Hi
I created a simple alert which is triggered when the number of results is less than 300 events in 5 minutes. I received an email saying the alert was triggered. When I click on the link "View result", I see 286 events.
But if I refresh the search command, I find 2444 events.
My search: index=xxx SHORT_ID=yyy OR SHORT_ID=zzz
My alert: realtime, number of result less than 300 results in 5 minutes
Is it because Splunk didn't finish indexing the logs that my alert reports only 286 events? How can I fix the problem?
Thank you
The problem is that your alert is real-time
and there is latency in the delivery of your events into Splunk.
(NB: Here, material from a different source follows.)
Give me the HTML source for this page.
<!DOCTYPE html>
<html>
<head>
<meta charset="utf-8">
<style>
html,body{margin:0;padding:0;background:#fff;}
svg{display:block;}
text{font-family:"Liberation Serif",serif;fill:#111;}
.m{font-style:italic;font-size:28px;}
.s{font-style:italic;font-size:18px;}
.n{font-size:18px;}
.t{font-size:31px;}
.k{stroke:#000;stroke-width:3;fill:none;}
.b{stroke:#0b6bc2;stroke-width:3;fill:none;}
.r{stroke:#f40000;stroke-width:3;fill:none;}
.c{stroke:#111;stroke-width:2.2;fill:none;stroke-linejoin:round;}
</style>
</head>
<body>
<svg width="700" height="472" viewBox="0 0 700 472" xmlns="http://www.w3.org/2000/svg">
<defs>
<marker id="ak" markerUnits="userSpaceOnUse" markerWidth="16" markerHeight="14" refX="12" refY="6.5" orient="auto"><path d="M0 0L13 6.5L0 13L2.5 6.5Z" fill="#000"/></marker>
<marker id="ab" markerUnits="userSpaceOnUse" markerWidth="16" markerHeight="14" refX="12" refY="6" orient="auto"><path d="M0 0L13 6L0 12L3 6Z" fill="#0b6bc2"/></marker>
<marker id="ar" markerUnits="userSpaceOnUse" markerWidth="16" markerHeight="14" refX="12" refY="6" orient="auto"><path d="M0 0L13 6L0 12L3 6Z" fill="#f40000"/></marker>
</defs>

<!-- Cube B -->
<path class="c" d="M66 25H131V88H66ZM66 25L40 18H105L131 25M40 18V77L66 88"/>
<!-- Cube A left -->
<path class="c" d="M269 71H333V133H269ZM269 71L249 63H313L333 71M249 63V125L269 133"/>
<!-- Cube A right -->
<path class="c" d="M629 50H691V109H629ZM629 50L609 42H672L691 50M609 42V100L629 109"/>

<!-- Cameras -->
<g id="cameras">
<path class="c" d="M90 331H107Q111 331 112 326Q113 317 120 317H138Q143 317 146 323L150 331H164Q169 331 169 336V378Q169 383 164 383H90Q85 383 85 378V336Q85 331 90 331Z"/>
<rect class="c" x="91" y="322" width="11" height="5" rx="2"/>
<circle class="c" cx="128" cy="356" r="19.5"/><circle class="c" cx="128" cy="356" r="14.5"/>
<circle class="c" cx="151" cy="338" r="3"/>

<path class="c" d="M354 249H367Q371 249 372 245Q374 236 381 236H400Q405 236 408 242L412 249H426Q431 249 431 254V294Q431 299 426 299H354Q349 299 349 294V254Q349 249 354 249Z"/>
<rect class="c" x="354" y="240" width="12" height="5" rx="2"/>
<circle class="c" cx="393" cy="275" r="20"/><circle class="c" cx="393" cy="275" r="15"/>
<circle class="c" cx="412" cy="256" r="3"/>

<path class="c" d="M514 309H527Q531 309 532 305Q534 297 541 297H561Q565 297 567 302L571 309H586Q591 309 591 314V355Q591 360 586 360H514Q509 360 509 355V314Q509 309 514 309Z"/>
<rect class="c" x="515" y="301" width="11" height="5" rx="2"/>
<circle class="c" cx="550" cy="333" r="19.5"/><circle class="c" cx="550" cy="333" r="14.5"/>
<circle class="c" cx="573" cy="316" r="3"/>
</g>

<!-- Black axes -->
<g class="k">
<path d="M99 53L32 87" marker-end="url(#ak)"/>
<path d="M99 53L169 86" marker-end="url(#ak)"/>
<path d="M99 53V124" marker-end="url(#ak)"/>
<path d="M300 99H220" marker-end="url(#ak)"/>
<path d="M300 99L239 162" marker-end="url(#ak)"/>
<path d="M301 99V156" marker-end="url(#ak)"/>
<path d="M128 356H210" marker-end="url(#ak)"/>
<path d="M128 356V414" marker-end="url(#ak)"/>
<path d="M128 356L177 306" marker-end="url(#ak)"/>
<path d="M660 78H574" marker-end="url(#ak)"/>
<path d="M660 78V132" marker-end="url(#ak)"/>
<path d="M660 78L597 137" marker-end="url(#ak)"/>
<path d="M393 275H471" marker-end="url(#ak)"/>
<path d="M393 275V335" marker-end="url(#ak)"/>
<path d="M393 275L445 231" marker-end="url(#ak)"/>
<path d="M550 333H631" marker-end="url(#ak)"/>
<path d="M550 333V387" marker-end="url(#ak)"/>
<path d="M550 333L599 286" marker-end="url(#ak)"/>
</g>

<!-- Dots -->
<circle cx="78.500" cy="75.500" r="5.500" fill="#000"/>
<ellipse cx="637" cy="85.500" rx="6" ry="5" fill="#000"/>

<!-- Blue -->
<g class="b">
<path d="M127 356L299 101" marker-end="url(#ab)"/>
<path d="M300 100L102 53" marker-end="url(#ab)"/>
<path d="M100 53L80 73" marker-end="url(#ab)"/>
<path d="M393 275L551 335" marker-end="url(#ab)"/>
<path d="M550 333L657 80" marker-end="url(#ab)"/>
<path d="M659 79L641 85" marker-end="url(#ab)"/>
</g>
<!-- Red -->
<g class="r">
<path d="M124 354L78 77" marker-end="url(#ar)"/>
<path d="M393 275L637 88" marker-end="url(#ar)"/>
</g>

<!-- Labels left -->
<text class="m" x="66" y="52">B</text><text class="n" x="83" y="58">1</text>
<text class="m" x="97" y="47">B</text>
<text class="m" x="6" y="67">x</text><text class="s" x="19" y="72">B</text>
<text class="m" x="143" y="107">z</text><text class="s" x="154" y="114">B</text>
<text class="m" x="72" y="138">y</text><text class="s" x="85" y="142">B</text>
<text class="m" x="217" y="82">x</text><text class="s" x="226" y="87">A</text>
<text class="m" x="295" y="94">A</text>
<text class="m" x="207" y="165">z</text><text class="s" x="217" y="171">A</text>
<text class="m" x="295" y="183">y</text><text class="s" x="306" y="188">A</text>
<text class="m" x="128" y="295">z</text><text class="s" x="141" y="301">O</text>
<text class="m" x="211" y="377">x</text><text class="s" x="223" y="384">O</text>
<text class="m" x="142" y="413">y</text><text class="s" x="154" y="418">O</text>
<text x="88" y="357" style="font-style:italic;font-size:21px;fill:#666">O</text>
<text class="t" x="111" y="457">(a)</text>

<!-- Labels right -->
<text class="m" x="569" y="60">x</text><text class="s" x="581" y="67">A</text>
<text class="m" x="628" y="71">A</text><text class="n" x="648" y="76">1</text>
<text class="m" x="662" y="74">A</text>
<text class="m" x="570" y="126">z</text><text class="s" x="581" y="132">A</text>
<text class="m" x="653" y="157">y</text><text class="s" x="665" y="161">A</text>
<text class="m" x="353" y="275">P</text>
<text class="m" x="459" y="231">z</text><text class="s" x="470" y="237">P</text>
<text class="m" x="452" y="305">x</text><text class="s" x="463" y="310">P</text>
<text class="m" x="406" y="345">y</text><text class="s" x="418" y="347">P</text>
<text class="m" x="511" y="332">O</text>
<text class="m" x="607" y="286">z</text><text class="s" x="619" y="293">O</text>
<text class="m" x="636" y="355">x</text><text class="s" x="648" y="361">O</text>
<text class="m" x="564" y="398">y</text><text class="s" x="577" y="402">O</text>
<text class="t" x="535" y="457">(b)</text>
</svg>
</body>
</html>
At the time the alert fired, some events which will eventually fall into the real-time window HAVE NOT ARRIVED INTO SPLUNK YET. This is one of MANY reasons not to ever use real-time
. If you run your search every 2 minutes from -10m@m to -5m@m, you will have a nice alert that performs WAY better resource-wise and also is FAR more accurate. The amount of time to "wait" (in this case 5 minutes) depends on the latency of your events, which can be calculated like this:
index=smsc | eval lagSecs = _indextime - _time | stats min(lagSecs) max(lagSecs) avg(lagSecs) by host source
You might be on to something with regards to indexing lag. Try these searches and see if your lag is greater than a couple minutes.
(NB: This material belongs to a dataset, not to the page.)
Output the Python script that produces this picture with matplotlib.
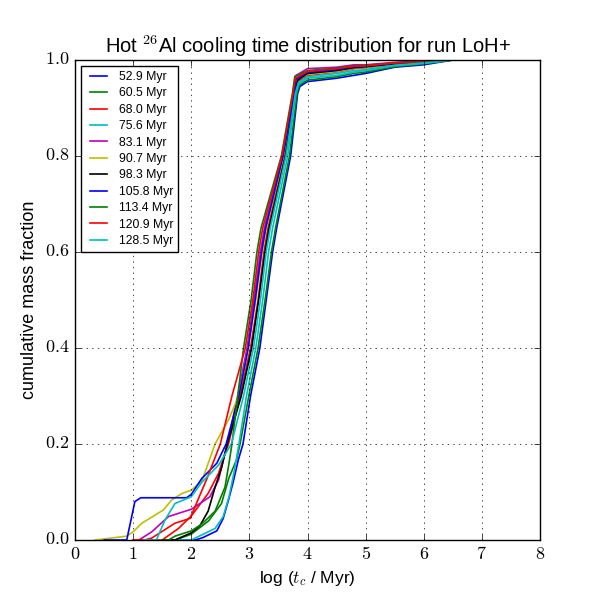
import numpy as np
import matplotlib
matplotlib.use("Agg")
import matplotlib.pyplot as plt
from matplotlib.ticker import FuncFormatter

# snapshot times (legend) and colours
labels = ["52.9 Myr", "60.5 Myr", "68.0 Myr", "75.6 Myr", "83.1 Myr", "90.7 Myr",
          "98.3 Myr", "105.8 Myr", "113.4 Myr", "120.9 Myr", "128.5 Myr"]
colors = ["b", "g", "r", "c", "m", "y", "k", "b", "g", "r", "c"]

# log(t_c / Myr) and cumulative mass fraction
x_529 = [1.5, 2.07, 2.2, 2.44, 2.55, 2.64, 2.72, 2.81, 2.89, 3.02, 3.18, 3.29, 3.40, 3.47, 3.71, 3.83, 3.87, 4.0, 4.5, 4.8, 5.0, 5.5, 6.0, 6.5, 8.0]
y_529 = [0.0, 0.0, 0.005, 0.019, 0.045, 0.083, 0.12, 0.167, 0.2, 0.3, 0.4, 0.5, 0.6, 0.65, 0.8, 0.93, 0.945, 0.955, 0.962, 0.968, 0.972, 0.985, 0.99, 1.0, 1.0]

x_605 = [1.5, 1.72, 2.0, 2.3, 2.52, 2.65, 2.78, 2.84, 2.99, 3.15, 3.27, 3.38, 3.45, 3.69, 3.82, 3.86, 4.0, 4.5, 4.8, 5.0, 5.5, 6.0, 6.5, 8.0]
y_605 = [0.0, 0.0, 0.012, 0.04, 0.076, 0.13, 0.167, 0.2, 0.3, 0.4, 0.5, 0.6, 0.65, 0.8, 0.93, 0.948, 0.958, 0.965, 0.972, 0.975, 0.986, 0.992, 1.0, 1.0]

x_680 = [1.3, 1.5, 1.78, 2.0, 2.29, 2.47, 2.58, 2.64, 2.84, 3.02, 3.15, 3.25, 3.32, 3.60, 3.78, 3.82, 4.0, 4.5, 4.8, 5.0, 5.5, 6.0, 6.5, 8.0]
y_680 = [0.0, 0.0, 0.024, 0.05, 0.097, 0.139, 0.18, 0.2, 0.3, 0.4, 0.5, 0.6, 0.65, 0.8, 0.93, 0.955, 0.968, 0.975, 0.982, 0.984, 0.991, 0.995, 1.0, 1.0]

x_756 = [1.5, 2.0, 2.41, 2.55, 2.65, 2.75, 2.82, 2.95, 3.11, 3.23, 3.33, 3.40, 3.66, 3.80, 3.85, 4.0, 4.5, 4.8, 5.0, 5.5, 6.0, 6.5, 8.0]
y_756 = [0.0, 0.0, 0.024, 0.049, 0.09, 0.15, 0.2, 0.3, 0.4, 0.5, 0.6, 0.65, 0.8, 0.93, 0.95, 0.962, 0.968, 0.975, 0.978, 0.988, 0.993, 1.0, 1.0]

x_831 = [1.0, 1.1, 1.32, 1.61, 2.0, 2.32, 2.47, 2.55, 2.62, 2.80, 2.96, 3.08, 3.19, 3.26, 3.57, 3.76, 3.79, 4.0, 4.5, 4.8, 5.0, 5.5, 6.0, 6.5, 8.0]
y_831 = [0.0, 0.0, 0.017, 0.049, 0.064, 0.09, 0.125, 0.167, 0.2, 0.3, 0.4, 0.5, 0.6, 0.65, 0.8, 0.93, 0.967, 0.982, 0.985, 0.99, 0.99, 0.995, 0.998, 1.0, 1.0]

x_907 = [0.35, 0.89, 1.0, 1.15, 1.52, 1.66, 1.84, 2.0, 2.18, 2.41, 2.64, 2.78, 2.85, 2.98, 3.11, 3.22, 3.29, 3.59, 3.77, 3.81, 4.0, 4.5, 4.8, 5.0, 5.5, 6.0, 6.5, 8.0]
y_907 = [0.0, 0.008, 0.017, 0.035, 0.0625, 0.083, 0.097, 0.104, 0.122, 0.2, 0.25, 0.29, 0.32, 0.4, 0.5, 0.6, 0.65, 0.8, 0.93, 0.957, 0.97, 0.976, 0.983, 0.985, 0.991, 0.996, 1.0, 1.0]

x_983 = [1.5, 1.72, 2.0, 2.15, 2.29, 2.41, 2.52, 2.62, 2.86, 3.04, 3.16, 3.27, 3.34, 3.62, 3.78, 3.83, 4.0, 4.5, 4.8, 5.0, 5.5, 6.0, 6.5, 8.0]
y_983 = [0.0, 0.0, 0.015, 0.03, 0.06, 0.11, 0.15, 0.2, 0.3, 0.4, 0.5, 0.6, 0.65, 0.8, 0.93, 0.958, 0.972, 0.978, 0.984, 0.986, 0.992, 0.996, 1.0, 1.0]

x_1058 = [0.5, 0.89, 1.03, 1.13, 1.92, 2.0, 2.18, 2.44, 2.6, 2.82, 2.98, 3.10, 3.21, 3.28, 3.58, 3.77, 3.80, 4.0, 4.5, 4.8, 5.0, 5.5, 6.0, 6.5, 8.0]
y_1058 = [0.0, 0.0, 0.08, 0.088, 0.088, 0.095, 0.128, 0.16, 0.2, 0.3, 0.4, 0.5, 0.6, 0.65, 0.8, 0.93, 0.96, 0.974, 0.98, 0.986, 0.987, 0.993, 0.997, 1.0, 1.0]

x_1134 = [1.5, 1.61, 1.72, 2.0, 2.18, 2.41, 2.58, 2.65, 2.70, 2.80, 2.90, 3.03, 3.13, 3.20, 3.55, 3.74, 3.78, 4.0, 4.5, 4.8, 5.0, 5.5, 6.0, 6.5, 8.0]
y_1134 = [0.0, 0.0, 0.008, 0.019, 0.033, 0.06, 0.11, 0.16, 0.2, 0.3, 0.4, 0.5, 0.6, 0.65, 0.8, 0.93, 0.965, 0.978, 0.983, 0.988, 0.989, 0.994, 0.997, 1.0, 1.0]

x_1209 = [1.0, 1.2, 1.32, 1.72, 1.98, 2.27, 2.5, 2.7, 2.93, 3.06, 3.16, 3.23, 3.56, 3.75, 3.79, 4.0, 4.5, 4.8, 5.0, 5.5, 6.0, 6.5, 8.0]
y_1209 = [0.0, 0.0, 0.004, 0.035, 0.045, 0.128, 0.2, 0.3, 0.4, 0.5, 0.6, 0.65, 0.8, 0.93, 0.962, 0.976, 0.982, 0.987, 0.988, 0.994, 0.997, 1.0, 1.0]

x_1285 = [1.2, 1.4, 1.55, 1.72, 2.0, 2.18, 2.47, 2.69, 2.90, 3.07, 3.19, 3.29, 3.36, 3.63, 3.79, 3.84, 4.0, 4.5, 4.8, 5.0, 5.5, 6.0, 6.5, 8.0]
y_1285 = [0.0, 0.0, 0.042, 0.076, 0.09, 0.12, 0.156, 0.2, 0.3, 0.4, 0.5, 0.6, 0.65, 0.8, 0.93, 0.952, 0.965, 0.972, 0.978, 0.98, 0.989, 0.994, 1.0, 1.0]

xs = [x_529, x_605, x_680, x_756, x_831, x_907, x_983, x_1058, x_1134, x_1209, x_1285]
ys = [y_529, y_605, y_680, y_756, y_831, y_907, y_983, y_1058, y_1134, y_1209, y_1285]

plt.style.use('classic')
plt.rcParams['font.family'] = ['Liberation Sans', 'DejaVu Sans']
plt.rcParams['mathtext.fontset'] = 'cm'

fig = plt.figure(figsize=(6, 6), dpi=100)
ax = fig.add_axes([0.125, 0.1, 0.775, 0.8])

for x, y, c, lab in zip(xs, ys, colors, labels):
    ax.plot(x, y, color=c, lw=1.2, label=lab)

ax.set_xlim(0, 8)
ax.set_ylim(0, 1)
ax.set_xticks(range(9))
ax.set_yticks(np.arange(0, 1.01, 0.2))
ax.xaxis.set_major_formatter(FuncFormatter(lambda v, p: r'$%d$' % v))
ax.yaxis.set_major_formatter(FuncFormatter(lambda v, p: r'$%.1f$' % v))
ax.tick_params(labelsize=13)
ax.grid(True)

ax.set_title(r'Hot $^{26}$Al cooling time distribution for run LoH+', fontsize=14.5)
ax.set_xlabel(r'log ($t_c$ / Myr)', fontsize=12.5)
ax.set_ylabel('cumulative mass fraction', fontsize=13)

leg = ax.legend(loc='upper left', fontsize=8.8, labelspacing=0.36,
                handletextpad=0.7, handlelength=2.0)

fig.savefig('out.png', dpi=100, facecolor='white')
* | eval lag_sec=_indextime-_time | timechart span=1h min(lag_sec) avg(lag_sec) max(lag_sec) by source
* | eval lag_sec=_indextime-_time | stats min(lag_sec) avg(lag_sec) max(lag_sec) by host
If it is, then you need to put some sort of trailing data range on your command versus the realtime search... something like this:
... _index_earliest=-15m@m _index_latest=-10m@m ... which would snap to the minute and look at the count of events that came in between 15 and 10 minutes ago.
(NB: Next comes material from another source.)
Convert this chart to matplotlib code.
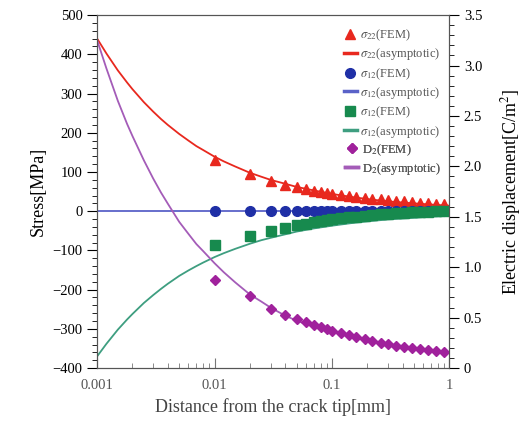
import matplotlib
matplotlib.use("Agg")
import matplotlib.pyplot as plt
from matplotlib.lines import Line2D
from matplotlib.ticker import MultipleLocator

plt.rcParams["font.family"] = ["Liberation Serif", "DejaVu Serif"]
plt.rcParams["mathtext.fontset"] = "stix"

# FEM sample positions [mm]
x_fem = [0.01, 0.02, 0.03, 0.04, 0.05, 0.06, 0.07, 0.08, 0.09, 0.10,
         0.12, 0.14, 0.16, 0.19, 0.22, 0.26, 0.30, 0.35, 0.41, 0.48,
         0.56, 0.66, 0.77, 0.90]
s22_fem = [130, 95, 78, 68, 61, 56, 52, 49, 46, 44,
           41, 38, 36, 34, 32, 30, 28, 26, 25, 23,
           22, 20, 19, 18]
s12_fem = [0, 0, 0, 0, 0, 0, 0, 0, 0, 0,
           0, 0, 0, 0, 0, 0, 0, 0, 0, 0,
           0, 0, 0, 0]
s11_fem = [-85, -64, -50, -42, -36, -32, -28, -25, -23, -21,
           -18, -16, -14, -12, -10, -8, -7, -5, -4, -3,
           -2, -1, 0, 1]
d2_fem = [0.87, 0.71, 0.59, 0.53, 0.49, 0.46, 0.43, 0.41, 0.39, 0.37,
          0.35, 0.33, 0.31, 0.29, 0.27, 0.25, 0.24, 0.22, 0.21, 0.20,
          0.19, 0.18, 0.17, 0.16]

# asymptotic solution
x_asy = [0.001, 0.0012, 0.0015, 0.0018, 0.002, 0.0025, 0.003, 0.0035,
         0.004, 0.005, 0.006, 0.007, 0.008, 0.01, 0.012, 0.015, 0.02,
         0.025, 0.03, 0.04, 0.05, 0.07, 0.1, 0.15, 0.2, 0.3, 0.5, 0.7, 1.0]
s22_asy = [440, 402, 359, 328, 311, 278, 254, 235, 220, 197, 180, 166, 156,
           139, 127, 114, 98, 88, 80, 70, 62, 53, 44, 36, 31, 25, 20, 17, 14]
s12_asy = [0, 0, 0, 0, 0, 0, 0, 0, 0, 0, 0, 0, 0, 0, 0, 0, 0, 0, 0, 0,
           0, 0, 0, 0, 0, 0, 0, 0, 0]
s11_asy = [-370, -338, -302, -276, -262, -234, -214, -198, -185, -165,
           -151, -140, -131, -117, -107, -96, -83, -74, -68, -59, -52,
           -44, -37, -30, -26, -21, -17, -14, -12]
d2_asy = [3.25, 2.97, 2.65, 2.42, 2.30, 2.06, 1.88, 1.74, 1.63, 1.45,
          1.33, 1.23, 1.16, 1.04, 0.95, 0.85, 0.73, 0.66, 0.60, 0.52,
          0.47, 0.41, 0.36, 0.31, 0.28, 0.24, 0.20, 0.17, 0.15]

c_red = "#e8281e"
c_blue = "#1f2fa6"
c_blue_l = "#5a62c8"
c_green = "#178a4e"
c_green_l = "#3e9e80"
c_purp = "#a0219c"
c_purp_l = "#a45cb8"

fig = plt.figure(figsize=(5.31, 4.32), dpi=100)
ax = fig.add_axes([0.183, 0.148, 0.663, 0.817])
ax2 = ax.twinx()

ax.plot(x_asy, s22_asy, color=c_red, lw=1.3, zorder=2)
ax.plot(x_asy, s12_asy, color=c_blue_l, lw=1.3, zorder=2)
ax.plot(x_asy, s11_asy, color=c_green_l, lw=1.3, zorder=2)
ax.plot(x_fem, s22_fem, "^", color=c_red, ms=7, zorder=3)
ax.plot(x_fem, s12_fem, "o", color=c_blue, ms=7, zorder=3)
ax.plot(x_fem, s11_fem, "s", color=c_green, ms=7, zorder=3)

ax2.plot(x_asy, d2_asy, color=c_purp_l, lw=1.3)
ax2.plot(x_fem, d2_fem, "D", color=c_purp, ms=5.5)

ax.set_xscale("log")
ax.set_xlim(0.001, 1)
ax.set_ylim(-400, 500)
ax2.set_ylim(0, 3.5)
ax.yaxis.set_major_locator(MultipleLocator(100))
ax.yaxis.set_minor_locator(MultipleLocator(20))
ax2.yaxis.set_major_locator(MultipleLocator(0.5))
ax2.yaxis.set_minor_locator(MultipleLocator(0.1))
ax.set_xticks([0.001, 0.01, 0.1, 1])
ax.set_xticklabels(["0.001", "0.01", "0.1", "1"])
ax2.set_yticklabels(["0" if t == 0 else f"{t:.1f}" for t in ax2.get_yticks()])

for a in (ax, ax2):
    a.tick_params(which="major", length=7, width=0.8, labelsize=10.5)
    a.tick_params(which="minor", length=3.5, width=0.6)
    for sp in a.spines.values():
        sp.set_color("#555555")
ax.tick_params(axis="x", which="both", direction="in", colors="#777777",
               labelcolor="#555555")
ax.tick_params(axis="x", pad=8)

ax.set_xlabel("Distance from the crack tip[mm]", fontsize=13, color="#444444")
ax.set_ylabel("Stress[MPa]", fontsize=13)
ax2.set_ylabel("Electric displacement[C/m$^2$]", fontsize=13, labelpad=12)

groups = [
    (r"$\sigma_{22}$", "^", c_red, c_red, 0.99),
    (r"$\sigma_{12}$", "o", c_blue, c_blue_l, 0.88),
    (r"$\sigma_{12}$", "s", c_green, c_green_l, 0.77),
    ("D$_2$", "D", c_purp, c_purp_l, 0.665),
]
for name, mk, cm, cl, yy in groups:
    handles = [Line2D([], [], ls="none", marker=mk, color=cm,
                      ms=7 if mk != "D" else 5.5),
               Line2D([], [], color=cl, lw=2.5)]
    leg = ax.legend(handles, [name + "(FEM)", name + "(asymptotic)"],
                    loc="upper right", bbox_to_anchor=(1.0, yy),
                    frameon=False, fontsize=9, handlelength=1.0,
                    handletextpad=0.3, labelspacing=0.25, borderpad=0.2,
                    labelcolor="#555555")
    ax.add_artist(leg)

fig.savefig("out.png", dpi=100)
That or figure out what is causing the lag, and address it... like maybe you need more indexers to handle the load, maybe the storage is too slow, maybe network issues, etc.
I'm sorry, but the behavior implied here is clearly a bug. If Splunk is querying for realtime alerts by using the timestamp indicated in the logs instead of the timestamp when Splunk received/recorded the event, then it's not really "Realtime."
When a user says realtime, we mean we want to know if an event matches an alert condition the moment Splunk knows, not the moment Splunk would know if we lived in some imaginary world where all events arrive in the order they happen, or what I'm going to go ahead and coin as "Faketime"
Hi!
Thank you for your answers! Indead, some hosts have a latency of 500 seconds. So I will do my search between -15mn and 10mn.
If I well understood, I shouldn't use alerts on "Real Time" ? I have to use "Run on Cron Schedule" every 2 minutes for example, right ?
index=xxx (SHORT_ID=yyy OR SHORT_ID=zzz) _index_earliest=-15m@m _index_latest=-10m@m
When I create the scheduled cron, there are also the "earliest" and "latest" fields, should I use these fields instead of using _index_earliest and _index_latest in the command line ?
Thank you
It depends on if you want to use the timestamp of the event or when it was actually indexed. Your choice... And yes realtime searches are for sales demos, not very practical in real life unless you're watching your data flow in during development, etc.